▶ _Given task_
Write out again, unaltered, the lines from the start through the line containing "4000000, 4500000]".

[Stored records]
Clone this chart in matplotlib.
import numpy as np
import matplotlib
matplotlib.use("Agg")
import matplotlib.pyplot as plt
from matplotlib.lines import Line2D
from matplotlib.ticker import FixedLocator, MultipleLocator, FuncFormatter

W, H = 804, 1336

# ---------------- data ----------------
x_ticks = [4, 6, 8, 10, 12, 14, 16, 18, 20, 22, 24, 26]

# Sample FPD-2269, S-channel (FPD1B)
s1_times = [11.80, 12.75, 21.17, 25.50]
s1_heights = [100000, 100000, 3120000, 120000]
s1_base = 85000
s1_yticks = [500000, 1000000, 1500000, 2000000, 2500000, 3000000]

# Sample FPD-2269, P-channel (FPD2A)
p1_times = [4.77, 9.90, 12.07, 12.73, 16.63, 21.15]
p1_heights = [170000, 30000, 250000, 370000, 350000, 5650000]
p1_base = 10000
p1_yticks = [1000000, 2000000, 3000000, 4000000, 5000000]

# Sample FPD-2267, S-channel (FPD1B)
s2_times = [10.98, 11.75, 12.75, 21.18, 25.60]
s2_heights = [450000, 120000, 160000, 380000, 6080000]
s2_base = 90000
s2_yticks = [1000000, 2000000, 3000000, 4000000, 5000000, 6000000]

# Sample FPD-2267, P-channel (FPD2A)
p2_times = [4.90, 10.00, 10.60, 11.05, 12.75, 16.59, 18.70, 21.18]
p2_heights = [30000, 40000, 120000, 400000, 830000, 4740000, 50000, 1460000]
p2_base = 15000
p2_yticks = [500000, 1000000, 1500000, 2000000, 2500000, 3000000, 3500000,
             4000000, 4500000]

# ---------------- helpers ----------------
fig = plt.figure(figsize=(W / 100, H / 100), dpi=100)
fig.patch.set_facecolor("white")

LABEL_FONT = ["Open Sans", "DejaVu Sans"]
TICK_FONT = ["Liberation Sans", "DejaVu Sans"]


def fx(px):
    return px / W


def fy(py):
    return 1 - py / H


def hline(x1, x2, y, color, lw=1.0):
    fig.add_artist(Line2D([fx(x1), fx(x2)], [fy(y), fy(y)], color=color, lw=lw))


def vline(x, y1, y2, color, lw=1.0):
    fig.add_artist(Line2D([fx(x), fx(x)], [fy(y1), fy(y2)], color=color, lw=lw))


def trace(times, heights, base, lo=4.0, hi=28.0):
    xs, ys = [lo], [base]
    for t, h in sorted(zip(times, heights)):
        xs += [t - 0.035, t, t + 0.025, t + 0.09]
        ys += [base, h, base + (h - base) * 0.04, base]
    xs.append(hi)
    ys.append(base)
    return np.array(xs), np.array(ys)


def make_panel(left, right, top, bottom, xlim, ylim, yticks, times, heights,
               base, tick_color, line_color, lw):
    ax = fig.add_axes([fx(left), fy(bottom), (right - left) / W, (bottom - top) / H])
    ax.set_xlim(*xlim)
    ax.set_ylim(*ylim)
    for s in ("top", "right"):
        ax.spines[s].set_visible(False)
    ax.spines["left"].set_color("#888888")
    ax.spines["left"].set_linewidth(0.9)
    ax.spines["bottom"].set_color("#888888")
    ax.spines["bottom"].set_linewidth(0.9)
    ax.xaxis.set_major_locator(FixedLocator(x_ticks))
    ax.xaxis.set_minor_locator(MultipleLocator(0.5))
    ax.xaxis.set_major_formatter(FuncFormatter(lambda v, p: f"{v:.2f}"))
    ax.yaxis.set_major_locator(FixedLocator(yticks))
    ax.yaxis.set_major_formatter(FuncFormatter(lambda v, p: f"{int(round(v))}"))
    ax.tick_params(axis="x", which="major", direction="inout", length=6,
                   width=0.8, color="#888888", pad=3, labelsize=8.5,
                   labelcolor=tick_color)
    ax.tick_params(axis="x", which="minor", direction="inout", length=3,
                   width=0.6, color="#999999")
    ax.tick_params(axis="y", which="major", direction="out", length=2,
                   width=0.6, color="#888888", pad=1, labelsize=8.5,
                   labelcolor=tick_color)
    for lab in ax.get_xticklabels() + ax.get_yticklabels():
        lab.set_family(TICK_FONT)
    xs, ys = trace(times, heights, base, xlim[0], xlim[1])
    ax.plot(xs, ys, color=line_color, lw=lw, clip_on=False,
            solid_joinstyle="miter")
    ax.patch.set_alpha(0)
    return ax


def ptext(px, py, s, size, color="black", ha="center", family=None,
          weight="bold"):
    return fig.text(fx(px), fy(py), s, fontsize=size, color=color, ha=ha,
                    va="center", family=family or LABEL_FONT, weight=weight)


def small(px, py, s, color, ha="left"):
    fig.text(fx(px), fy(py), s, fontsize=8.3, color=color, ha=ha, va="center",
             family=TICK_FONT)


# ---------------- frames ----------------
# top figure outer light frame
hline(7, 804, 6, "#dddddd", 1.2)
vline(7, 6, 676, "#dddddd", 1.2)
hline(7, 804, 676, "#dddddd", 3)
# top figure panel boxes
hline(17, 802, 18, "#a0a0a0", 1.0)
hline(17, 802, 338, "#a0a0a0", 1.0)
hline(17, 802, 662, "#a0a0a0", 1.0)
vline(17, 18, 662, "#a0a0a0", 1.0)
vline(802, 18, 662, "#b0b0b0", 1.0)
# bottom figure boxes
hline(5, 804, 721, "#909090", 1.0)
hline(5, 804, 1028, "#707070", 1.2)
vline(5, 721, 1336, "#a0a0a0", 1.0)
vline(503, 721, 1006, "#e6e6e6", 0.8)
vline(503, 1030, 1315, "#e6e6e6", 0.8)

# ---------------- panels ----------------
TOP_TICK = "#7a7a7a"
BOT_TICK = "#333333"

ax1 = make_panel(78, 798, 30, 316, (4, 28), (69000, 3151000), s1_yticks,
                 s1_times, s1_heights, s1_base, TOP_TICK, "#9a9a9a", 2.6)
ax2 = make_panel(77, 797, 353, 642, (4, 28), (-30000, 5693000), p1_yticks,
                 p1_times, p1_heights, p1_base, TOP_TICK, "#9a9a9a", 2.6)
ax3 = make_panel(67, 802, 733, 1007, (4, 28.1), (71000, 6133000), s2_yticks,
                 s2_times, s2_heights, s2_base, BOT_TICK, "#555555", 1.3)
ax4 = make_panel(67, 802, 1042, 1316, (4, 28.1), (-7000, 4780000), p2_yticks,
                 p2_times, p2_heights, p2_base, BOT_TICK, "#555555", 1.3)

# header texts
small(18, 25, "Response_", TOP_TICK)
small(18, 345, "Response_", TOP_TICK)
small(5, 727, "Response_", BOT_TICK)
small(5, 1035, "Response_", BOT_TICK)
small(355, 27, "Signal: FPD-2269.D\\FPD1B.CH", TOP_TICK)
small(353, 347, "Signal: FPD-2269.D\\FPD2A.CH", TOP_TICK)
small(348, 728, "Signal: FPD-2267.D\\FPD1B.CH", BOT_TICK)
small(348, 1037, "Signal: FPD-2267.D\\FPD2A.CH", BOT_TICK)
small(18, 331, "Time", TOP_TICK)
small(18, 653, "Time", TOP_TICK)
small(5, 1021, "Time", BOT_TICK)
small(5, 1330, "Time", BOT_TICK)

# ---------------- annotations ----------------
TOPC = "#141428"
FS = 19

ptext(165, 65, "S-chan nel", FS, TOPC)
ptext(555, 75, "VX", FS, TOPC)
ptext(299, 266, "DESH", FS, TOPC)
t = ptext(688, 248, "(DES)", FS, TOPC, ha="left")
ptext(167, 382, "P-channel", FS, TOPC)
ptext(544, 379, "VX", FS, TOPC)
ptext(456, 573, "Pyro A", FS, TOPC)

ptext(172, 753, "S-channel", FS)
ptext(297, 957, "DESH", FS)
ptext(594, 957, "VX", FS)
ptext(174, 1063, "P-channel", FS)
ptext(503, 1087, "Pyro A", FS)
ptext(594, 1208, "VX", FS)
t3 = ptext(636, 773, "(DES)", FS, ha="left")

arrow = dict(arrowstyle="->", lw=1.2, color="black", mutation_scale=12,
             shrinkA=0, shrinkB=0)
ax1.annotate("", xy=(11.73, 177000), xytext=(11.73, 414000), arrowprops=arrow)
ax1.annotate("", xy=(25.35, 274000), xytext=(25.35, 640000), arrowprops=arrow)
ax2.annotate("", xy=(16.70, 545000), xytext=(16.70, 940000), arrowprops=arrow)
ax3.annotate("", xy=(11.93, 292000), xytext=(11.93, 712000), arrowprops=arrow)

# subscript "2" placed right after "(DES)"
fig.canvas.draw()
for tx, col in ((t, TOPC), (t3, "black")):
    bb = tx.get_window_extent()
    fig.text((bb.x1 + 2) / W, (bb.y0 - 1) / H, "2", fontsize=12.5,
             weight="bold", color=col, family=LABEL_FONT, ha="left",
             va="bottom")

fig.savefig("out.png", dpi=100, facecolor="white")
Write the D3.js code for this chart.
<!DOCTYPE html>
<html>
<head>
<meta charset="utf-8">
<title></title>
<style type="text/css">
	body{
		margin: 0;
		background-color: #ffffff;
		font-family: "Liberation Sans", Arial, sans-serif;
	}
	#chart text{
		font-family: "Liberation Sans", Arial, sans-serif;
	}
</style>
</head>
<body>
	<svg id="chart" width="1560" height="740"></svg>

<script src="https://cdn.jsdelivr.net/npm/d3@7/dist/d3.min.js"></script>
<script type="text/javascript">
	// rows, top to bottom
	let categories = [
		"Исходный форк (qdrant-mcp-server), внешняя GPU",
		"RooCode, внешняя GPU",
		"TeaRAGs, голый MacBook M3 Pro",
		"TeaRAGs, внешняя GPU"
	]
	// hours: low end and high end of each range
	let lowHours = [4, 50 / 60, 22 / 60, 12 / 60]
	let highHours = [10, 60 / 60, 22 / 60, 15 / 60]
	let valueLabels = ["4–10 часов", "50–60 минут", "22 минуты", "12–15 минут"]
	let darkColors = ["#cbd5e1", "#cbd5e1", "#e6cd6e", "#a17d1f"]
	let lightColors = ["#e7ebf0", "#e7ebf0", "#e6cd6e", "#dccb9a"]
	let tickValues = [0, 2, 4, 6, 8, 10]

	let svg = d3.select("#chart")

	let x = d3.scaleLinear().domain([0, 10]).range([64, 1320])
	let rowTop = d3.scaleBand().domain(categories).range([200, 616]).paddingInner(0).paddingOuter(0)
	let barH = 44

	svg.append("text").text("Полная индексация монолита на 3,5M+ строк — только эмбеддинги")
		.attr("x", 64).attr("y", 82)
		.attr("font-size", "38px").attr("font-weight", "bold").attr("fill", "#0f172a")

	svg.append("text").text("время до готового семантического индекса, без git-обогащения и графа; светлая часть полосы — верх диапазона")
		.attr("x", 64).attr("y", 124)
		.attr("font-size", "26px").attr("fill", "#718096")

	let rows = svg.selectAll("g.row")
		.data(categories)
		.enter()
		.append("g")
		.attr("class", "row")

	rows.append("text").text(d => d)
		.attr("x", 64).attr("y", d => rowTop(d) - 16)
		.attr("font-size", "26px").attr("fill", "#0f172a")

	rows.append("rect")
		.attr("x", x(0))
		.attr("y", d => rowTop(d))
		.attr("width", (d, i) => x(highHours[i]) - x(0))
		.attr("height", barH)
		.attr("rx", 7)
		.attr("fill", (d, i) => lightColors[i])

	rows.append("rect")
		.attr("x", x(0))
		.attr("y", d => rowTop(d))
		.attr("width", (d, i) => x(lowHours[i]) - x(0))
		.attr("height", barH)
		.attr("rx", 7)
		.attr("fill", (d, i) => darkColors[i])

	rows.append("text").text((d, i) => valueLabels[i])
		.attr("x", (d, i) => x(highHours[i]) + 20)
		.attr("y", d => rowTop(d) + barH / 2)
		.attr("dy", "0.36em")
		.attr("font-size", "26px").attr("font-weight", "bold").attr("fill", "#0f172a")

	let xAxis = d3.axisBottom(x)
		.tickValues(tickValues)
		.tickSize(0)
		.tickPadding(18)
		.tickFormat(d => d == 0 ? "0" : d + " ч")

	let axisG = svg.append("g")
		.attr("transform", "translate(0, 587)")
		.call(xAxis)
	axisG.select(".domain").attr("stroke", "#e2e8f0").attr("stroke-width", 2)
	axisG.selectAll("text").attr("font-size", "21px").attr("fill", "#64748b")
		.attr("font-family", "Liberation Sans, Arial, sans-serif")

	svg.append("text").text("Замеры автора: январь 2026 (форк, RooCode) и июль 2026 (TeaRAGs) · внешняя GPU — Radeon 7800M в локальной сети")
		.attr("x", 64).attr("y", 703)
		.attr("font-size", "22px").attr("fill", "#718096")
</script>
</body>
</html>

▶ _Answer to the problem_
Clone this chart in matplotlib.
import numpy as np
import matplotlib
matplotlib.use("Agg")
import matplotlib.pyplot as plt
from matplotlib.lines import Line2D
from matplotlib.ticker import FixedLocator, MultipleLocator, FuncFormatter

W, H = 804, 1336

# ---------------- data ----------------
x_ticks = [4, 6, 8, 10, 12, 14, 16, 18, 20, 22, 24, 26]

# Sample FPD-2269, S-channel (FPD1B)
s1_times = [11.80, 12.75, 21.17, 25.50]
s1_heights = [100000, 100000, 3120000, 120000]
s1_base = 85000
s1_yticks = [500000, 1000000, 1500000, 2000000, 2500000, 3000000]

# Sample FPD-2269, P-channel (FPD2A)
p1_times = [4.77, 9.90, 12.07, 12.73, 16.63, 21.15]
p1_heights = [170000, 30000, 250000, 370000, 350000, 5650000]
p1_base = 10000
p1_yticks = [1000000, 2000000, 3000000, 4000000, 5000000]

# Sample FPD-2267, S-channel (FPD1B)
s2_times = [10.98, 11.75, 12.75, 21.18, 25.60]
s2_heights = [450000, 120000, 160000, 380000, 6080000]
s2_base = 90000
s2_yticks = [1000000, 2000000, 3000000, 4000000, 5000000, 6000000]

# Sample FPD-2267, P-channel (FPD2A)
p2_times = [4.90, 10.00, 10.60, 11.05, 12.75, 16.59, 18.70, 21.18]
p2_heights = [30000, 40000, 120000, 400000, 830000, 4740000, 50000, 1460000]
p2_base = 15000
p2_yticks = [500000, 1000000, 1500000, 2000000, 2500000, 3000000, 3500000,
             4000000, 4500000]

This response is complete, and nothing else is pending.